Brexit set to be delayed by a year as Donald Tusk rejects Theresa May's plea for short extension
EU leaders meet for an emergency summit in Brussels to decide whether to offer the UK another delay to Brexit
Donald Tusk - European Parliament audiovisual
Brexit looks set to be delayed by a year as European leaders prepare to reject Theresa May's call for a shorter extension at a crunch summit.
Ahead of Wednesday's crucial EU Council meeting to decide on the length of any Brexit delay, European Council President Donald Tusk said there was "little reason to believe" the Prime Minister's Brexit strategy would lead to a deal MPs could support before the summer.
And he instead threw his weight behind a longer "flexible" extension - despite May pushing for a 30 June exit date.
Britain is currently due to leave the EU on Friday, and May has been trying to make the case for short delay in talks with European leaders.

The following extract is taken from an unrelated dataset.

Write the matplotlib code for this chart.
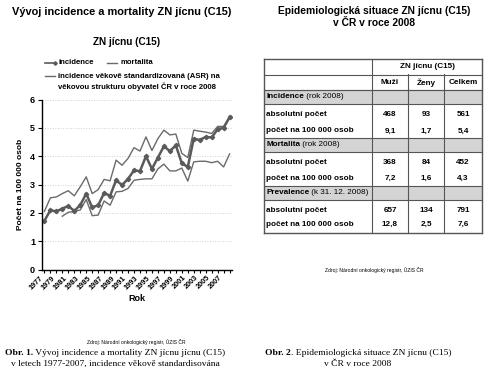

But, in a letter to EU leaders in advance of the summit, Tusk wrote: "Our experience so far, as well as the deep divisions within the House of Commons, give us little reason to believe that the ratification process can be completed by the end of June.
"In reality, granting such an extension would increase the risk of a rolling series of short extensions and emergency summits, creating new cliff-edge dates...if we failed to agree on any next extension, there would be a risk of an accidental no-deal Brexit.
"This is why I believe we should also discuss an alternative, longer extension.
"One possibility would be a flexible extension, which would last only as long as necessary and no longer than one year."
The European Council president said any extension could be terminated "as soon as both sides have ratified the Withdrawal Agreement" - and insisted the UK would be "free to leave whenever it is ready".
But he said: "Importantly, a long extension would provide more certainty and predictability by removing the threat of constantly shifting cliff-edge dates.
"Furthermore, in the event of a continued stalemate, such a longer extension would allow the UK to rethink its Brexit strategy."
That has been interpreted as a clear signal that Mr Tusk hopes Brexit can be cancelled altogether during the extension period.